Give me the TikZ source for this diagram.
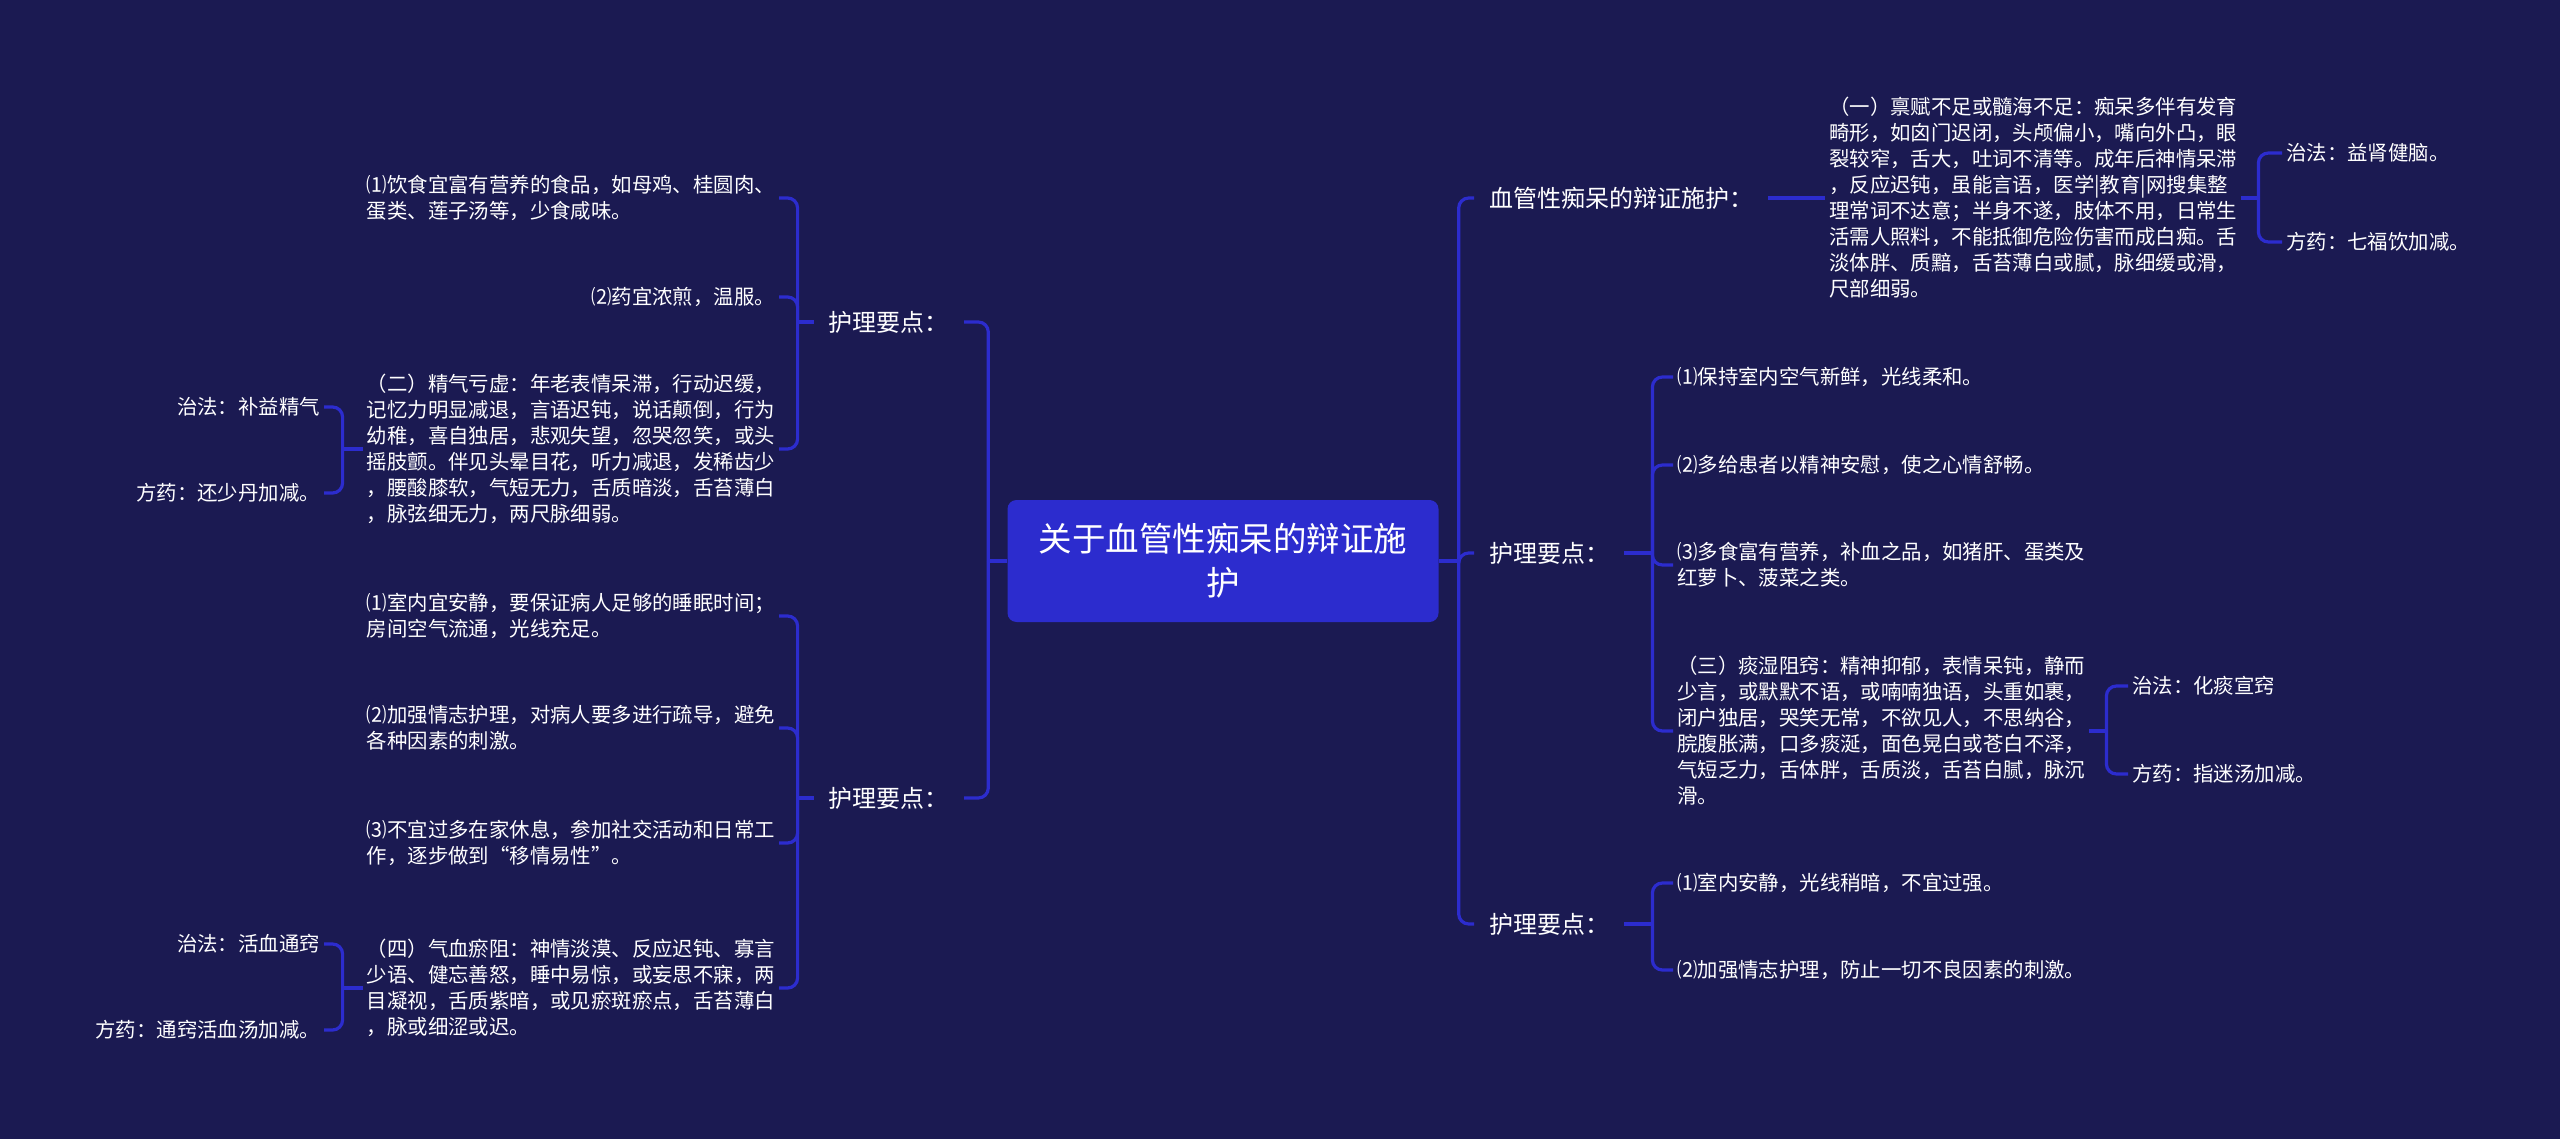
==
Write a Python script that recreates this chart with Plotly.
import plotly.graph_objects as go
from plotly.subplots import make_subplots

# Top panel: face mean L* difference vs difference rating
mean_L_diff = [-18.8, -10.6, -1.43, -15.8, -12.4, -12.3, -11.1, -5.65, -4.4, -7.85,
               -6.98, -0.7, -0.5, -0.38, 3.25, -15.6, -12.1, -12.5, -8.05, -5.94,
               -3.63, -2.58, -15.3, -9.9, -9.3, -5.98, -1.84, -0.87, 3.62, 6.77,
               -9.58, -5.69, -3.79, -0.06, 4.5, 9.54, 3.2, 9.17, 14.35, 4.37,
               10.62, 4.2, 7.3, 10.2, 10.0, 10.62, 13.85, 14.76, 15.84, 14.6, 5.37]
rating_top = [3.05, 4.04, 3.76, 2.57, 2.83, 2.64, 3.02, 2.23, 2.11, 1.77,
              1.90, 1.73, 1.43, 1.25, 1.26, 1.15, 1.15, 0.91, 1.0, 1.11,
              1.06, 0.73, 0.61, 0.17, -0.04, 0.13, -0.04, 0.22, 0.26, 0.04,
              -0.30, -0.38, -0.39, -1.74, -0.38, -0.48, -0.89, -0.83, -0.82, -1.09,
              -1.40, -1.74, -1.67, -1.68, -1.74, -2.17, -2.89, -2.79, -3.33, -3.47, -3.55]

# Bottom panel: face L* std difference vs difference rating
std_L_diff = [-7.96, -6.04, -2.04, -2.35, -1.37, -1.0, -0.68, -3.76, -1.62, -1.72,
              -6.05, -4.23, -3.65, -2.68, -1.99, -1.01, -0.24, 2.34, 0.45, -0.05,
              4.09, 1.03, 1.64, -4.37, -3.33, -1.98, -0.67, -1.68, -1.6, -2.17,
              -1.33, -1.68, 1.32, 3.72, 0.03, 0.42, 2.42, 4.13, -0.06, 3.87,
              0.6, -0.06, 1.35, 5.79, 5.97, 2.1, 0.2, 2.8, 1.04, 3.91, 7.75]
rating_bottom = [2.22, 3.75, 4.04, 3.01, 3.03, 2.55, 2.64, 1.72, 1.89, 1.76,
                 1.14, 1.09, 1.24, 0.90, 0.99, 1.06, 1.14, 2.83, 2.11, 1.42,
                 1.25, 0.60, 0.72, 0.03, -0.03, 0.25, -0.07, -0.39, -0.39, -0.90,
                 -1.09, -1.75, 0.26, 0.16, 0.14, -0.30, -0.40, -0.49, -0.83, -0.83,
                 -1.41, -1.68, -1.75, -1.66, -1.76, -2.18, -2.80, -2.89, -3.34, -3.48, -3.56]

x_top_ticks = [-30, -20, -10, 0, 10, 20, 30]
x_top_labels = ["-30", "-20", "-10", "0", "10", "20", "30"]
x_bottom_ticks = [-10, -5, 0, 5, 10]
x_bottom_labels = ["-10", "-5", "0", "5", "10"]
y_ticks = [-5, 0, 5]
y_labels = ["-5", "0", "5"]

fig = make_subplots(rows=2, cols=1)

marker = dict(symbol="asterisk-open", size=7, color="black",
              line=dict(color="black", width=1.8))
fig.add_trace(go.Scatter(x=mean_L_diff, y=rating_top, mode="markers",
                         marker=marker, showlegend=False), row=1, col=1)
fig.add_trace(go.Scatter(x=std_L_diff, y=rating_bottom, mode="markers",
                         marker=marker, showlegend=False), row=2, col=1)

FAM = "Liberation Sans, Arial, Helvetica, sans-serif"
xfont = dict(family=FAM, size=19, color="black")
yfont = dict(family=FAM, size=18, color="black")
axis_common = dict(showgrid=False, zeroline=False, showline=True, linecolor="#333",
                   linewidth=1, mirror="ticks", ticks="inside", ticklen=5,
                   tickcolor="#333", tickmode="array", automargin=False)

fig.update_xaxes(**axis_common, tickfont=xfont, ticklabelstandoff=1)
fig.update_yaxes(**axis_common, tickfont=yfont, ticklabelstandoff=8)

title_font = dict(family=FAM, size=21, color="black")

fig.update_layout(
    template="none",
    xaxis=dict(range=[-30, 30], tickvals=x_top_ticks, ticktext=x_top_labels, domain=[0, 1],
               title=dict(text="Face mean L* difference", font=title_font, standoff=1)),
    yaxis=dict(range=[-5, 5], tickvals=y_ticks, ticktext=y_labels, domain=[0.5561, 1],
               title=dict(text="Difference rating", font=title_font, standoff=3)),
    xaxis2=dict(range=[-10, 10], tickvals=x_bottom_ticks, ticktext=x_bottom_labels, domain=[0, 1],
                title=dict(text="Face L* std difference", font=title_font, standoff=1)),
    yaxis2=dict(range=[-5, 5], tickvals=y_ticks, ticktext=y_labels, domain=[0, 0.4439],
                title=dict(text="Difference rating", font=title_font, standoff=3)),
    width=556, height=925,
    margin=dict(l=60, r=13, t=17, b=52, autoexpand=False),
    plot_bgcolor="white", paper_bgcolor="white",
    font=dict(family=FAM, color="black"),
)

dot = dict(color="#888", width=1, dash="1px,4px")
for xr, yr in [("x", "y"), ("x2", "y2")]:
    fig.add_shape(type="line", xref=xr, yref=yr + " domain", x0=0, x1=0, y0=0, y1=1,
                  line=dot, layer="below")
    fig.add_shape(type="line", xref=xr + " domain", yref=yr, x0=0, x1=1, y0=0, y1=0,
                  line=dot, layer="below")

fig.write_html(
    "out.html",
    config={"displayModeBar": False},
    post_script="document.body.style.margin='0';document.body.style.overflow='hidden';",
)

(Task instructions): List every line from the entries above in which "this" appears.

(Response):
Give me the TikZ source for this diagram.
Write a Python script that recreates this chart with Plotly.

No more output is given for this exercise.